Signed-off-by: Chen Ridong <chenridong@xxxxxxxxxx>
---
kernel/cgroup/cpuset.c | 29 ++++++-----------------------
1 file changed, 6 insertions(+), 23 deletions(-)

diff --git a/kernel/cgroup/cpuset.c b/kernel/cgroup/cpuset.c
index daf813386260..1ac58e3f26b4 100644
--- a/kernel/cgroup/cpuset.c
+++ b/kernel/cgroup/cpuset.c
@@ -1084,11 +1084,10 @@ void dl_rebuild_rd_accounting(void)
*/
void rebuild_sched_domains_locked(void)
{
- struct cgroup_subsys_state *pos_css;
struct sched_domain_attr *attr;
cpumask_var_t *doms;
- struct cpuset *cs;
int ndoms;
+ int i;
lockdep_assert_cpus_held();
lockdep_assert_held(&cpuset_mutex);

In fact, the following code and the comments above in rebuild_sched_domains_locked() are also no longer relevant.
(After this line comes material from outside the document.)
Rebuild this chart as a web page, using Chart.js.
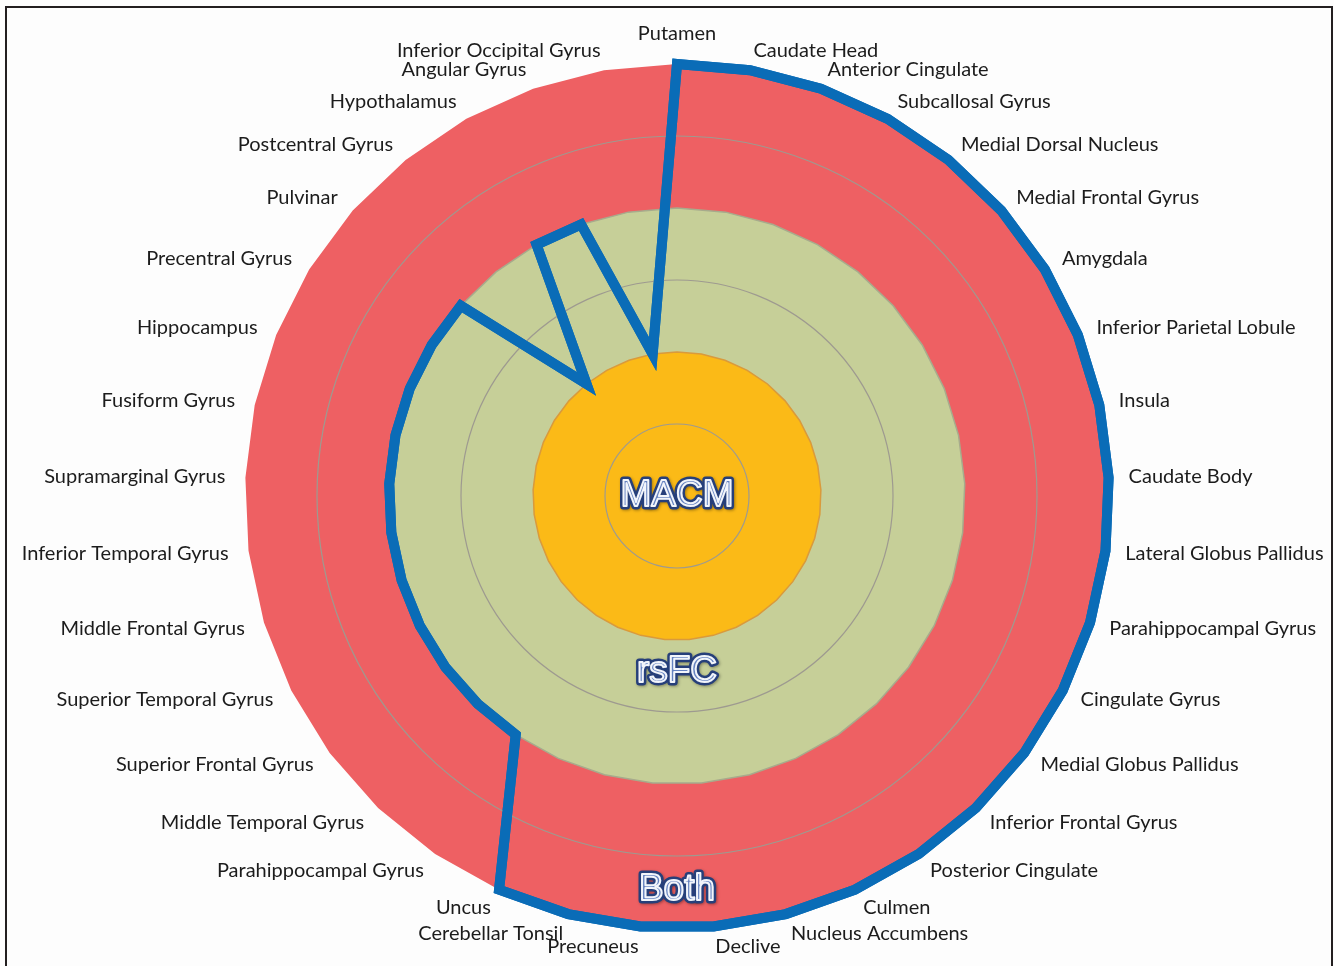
<!DOCTYPE html>
<html lang="en">
<head>
    <meta charset="UTF-8">
    <meta name="viewport" content="width=device-width, initial-scale=1.0">
    <title>MACM / rsFC regions</title>
    <script src="https://cdn.jsdelivr.net/npm/chart.js"></script>
    <style>
        html, body { margin: 0; padding: 0; background: #fff; }
        .frame { position: relative; width: 1334px; height: 966px; }
        .frame canvas { background: #fdfdfd; }
        /* thin black frame round the picture (bottom edge falls outside) */
        .frame::after {
            content: ''; position: absolute; left: 5px; top: 6px;
            width: 1324px; height: 990px; border: 2px solid #231f20;
            pointer-events: none;
        }
    </style>
</head>
<body>
    <div class="frame">
        <canvas id="regionsChart"></canvas>
    </div>

    <script>
        // Regions, clockwise from the top
        const regions = [
            'Putamen', 'Caudate Head', 'Anterior Cingulate', 'Subcallosal Gyrus',
            'Medial Dorsal Nucleus', 'Medial Frontal Gyrus', 'Amygdala',
            'Inferior Parietal Lobule', 'Insula', 'Caudate Body',
            'Lateral Globus Pallidus', 'Parahippocampal Gyrus', 'Cingulate Gyrus',
            'Medial Globus Pallidus', 'Inferior Frontal Gyrus', 'Posterior Cingulate',
            'Culmen', 'Nucleus Accumbens', 'Declive', 'Precuneus', 'Cerebellar Tonsil',
            'Uncus', 'Parahippocampal Gyrus', 'Middle Temporal Gyrus',
            'Superior Frontal Gyrus', 'Superior Temporal Gyrus', 'Middle Frontal Gyrus',
            'Inferior Temporal Gyrus', 'Supramarginal Gyrus', 'Fusiform Gyrus',
            'Hippocampus', 'Precentral Gyrus', 'Pulvinar', 'Postcentral Gyrus',
            'Hypothalamus', 'Angular Gyrus', 'Inferior Occipital Gyrus'
        ];

        // 2 = MACM, 4 = rsFC, 6 = both
        const regionLevel = [
            6, 6, 6, 6, 6, 6, 6, 6, 6, 6, 6, 6, 6, 6, 6, 6, 6, 6, 6, 6, 6, 6,
            4, 4, 4, 4, 4, 4, 4, 4, 4, 4, 4,
            2, 4, 4, 2
        ];

        // outer edge of each coloured band
        const bandNames = ['MACM', 'rsFC', 'Both'];
        const bandLevels = [2, 4, 6];
        const bandColors = ['#fbba17', '#c6cf98', '#ee6063'];
        const bandEdges = ['#d99a3c', '#a7ab8c', 'rgba(0,0,0,0)'];
        // where the band names sit, on the scale, straight down from the centre
        const bandNameLevels = [0, 2.44, 5.47];

        // faint circles drawn inside each band
        const ringTicks = [1, 3, 5];

        const CENTER_X = 677, CENTER_Y = 496, RADIUS = 432;
        const LABEL_GAP = 20;
        const LABEL_FONT = '20px Lato, "Open Sans", sans-serif';

        // keep the radar at the reference size and place
        function pinScale(scale) {
            scale.xCenter = CENTER_X;
            scale.yCenter = CENTER_Y;
            scale.drawingArea = RADIUS;
        }

        // region names: left/right of the anchor, centred on it vertically
        const regionLabels = {
            id: 'regionLabels',
            afterDraw(chart) {
                const r = chart.scales.r;
                const ctx = chart.ctx;
                const labels = chart.data.labels;
                ctx.save();
                ctx.font = LABEL_FONT;
                ctx.fillStyle = '#1c1c1c';
                labels.forEach((text, i) => {
                    const p = r.getPointPosition(i, r.drawingArea + LABEL_GAP);
                    const dx = p.x - r.xCenter;
                    if (Math.abs(dx) < 1) {
                        ctx.textAlign = 'center';
                        ctx.textBaseline = dx === 0 && p.y < r.yCenter ? 'bottom' : 'middle';
                    } else {
                        ctx.textAlign = dx > 0 ? 'left' : 'right';
                        ctx.textBaseline = 'middle';
                    }
                    ctx.fillText(text, p.x, p.y);
                });
                ctx.restore();
            }
        };

        // grid sits above the fills, so put the blue line and band names back on top
        const overlay = {
            id: 'overlay',
            afterDraw(chart) {
                chart.getDatasetMeta(0).controller.draw();

                const r = chart.scales.r;
                const ctx = chart.ctx;
                ctx.save();
                ctx.font = '37px "Liberation Sans", Arial, sans-serif';
                ctx.textAlign = 'center';
                ctx.textBaseline = 'middle';
                ctx.lineJoin = 'round';
                bandNames.forEach((name, i) => {
                    const x = r.xCenter;
                    const y = r.yCenter + r.getDistanceFromCenterForValue(bandNameLevels[i]);
                    ctx.shadowColor = 'rgba(0,0,0,0.35)';
                    ctx.shadowBlur = 3;
                    ctx.shadowOffsetX = 1;
                    ctx.shadowOffsetY = 1;
                    ctx.lineWidth = 7;
                    ctx.strokeStyle = '#263f7a';
                    ctx.strokeText(name, x, y);
                    ctx.shadowColor = 'rgba(0,0,0,0)';
                    ctx.fillStyle = '#6582c0';
                    ctx.fillText(name, x, y);
                    ctx.lineWidth = 2;
                    ctx.strokeStyle = '#f2f5fb';
                    ctx.strokeText(name, x, y);
                });
                ctx.restore();
            }
        };

        const bandDatasets = bandNames.map((name, i) => ({
            label: name,
            data: regions.map(() => bandLevels[i]),
            backgroundColor: bandColors[i],
            borderColor: bandEdges[i],
            borderWidth: 1.5,
            fill: 'origin',
            pointRadius: 0
        }));

        new Chart(document.getElementById('regionsChart'), {
            type: 'radar',
            data: {
                labels: regions,
                datasets: [{
                    label: 'Regions',
                    data: regionLevel,
                    borderColor: '#0a6cb7',
                    borderWidth: 10,
                    borderJoinStyle: 'miter',
                    fill: false,
                    pointRadius: 0
                }, ...bandDatasets]
            },
            options: {
                responsive: true,
                maintainAspectRatio: false,
                animation: false,
                layout: { padding: 0 },
                plugins: {
                    legend: { display: false },
                    tooltip: { enabled: false }
                },
                scales: {
                    r: {
                        min: 0,
                        max: 6,
                        ticks: { display: false, stepSize: 1 },
                        angleLines: { display: false },
                        grid: {
                            circular: true,
                            z: 1,
                            lineWidth: 1.2,
                            color: (c) => ringTicks.includes(c.tick.value) ? '#9e9a90' : 'rgba(0,0,0,0)'
                        },
                        pointLabels: { display: false },
                        afterFit: pinScale
                    }
                }
            },
            plugins: [overlay, regionLabels]
        });
    </script>
</body>
</html>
So you may remove them as well.

        if (!top_cpuset.nr_subparts_cpus &&
            !cpumask_equal(top_cpuset.effective_cpus, cpu_active_mask))
                return;

@@ -1107,30 +1106,14 @@ void rebuild_sched_domains_locked(void)
!cpumask_equal(top_cpuset.effective_cpus, cpu_active_mask))
return;
- /*
- * With subpartition CPUs, however, the effective CPUs of a partition
- * root should be only a subset of the active CPUs. Since a CPU in any
- * partition root could be offlined, all must be checked.
- */
- if (!cpumask_empty(subpartitions_cpus)) {
- rcu_read_lock();
- cpuset_for_each_descendant_pre(cs, pos_css, &top_cpuset) {
- if (!is_partition_valid(cs)) {
- pos_css = css_rightmost_descendant(pos_css);
- continue;
- }
- if (!cpumask_subset(cs->effective_cpus,
- cpu_active_mask)) {
- rcu_read_unlock();
- return;
- }
- }
- rcu_read_unlock();
- }
-
/* Generate domain masks and attrs */
ndoms = generate_sched_domains(&doms, &attr);
+ for (i = 0; i < ndoms; ++i) {
+ if (WARN_ON_ONCE(!cpumask_subset(doms[i], cpu_active_mask)))
+ return;
+ }
+

If it is not clear about the purpose of the WARN_ON_ONCE() call, we should add a comment to explain that cpu_active_mask will not be out of sync with cpuset's effective cpumasks. So the warning should not be triggered.

Cheers,
Longman

/* Have scheduler rebuild the domains */
partition_sched_domains(ndoms, doms, attr);
}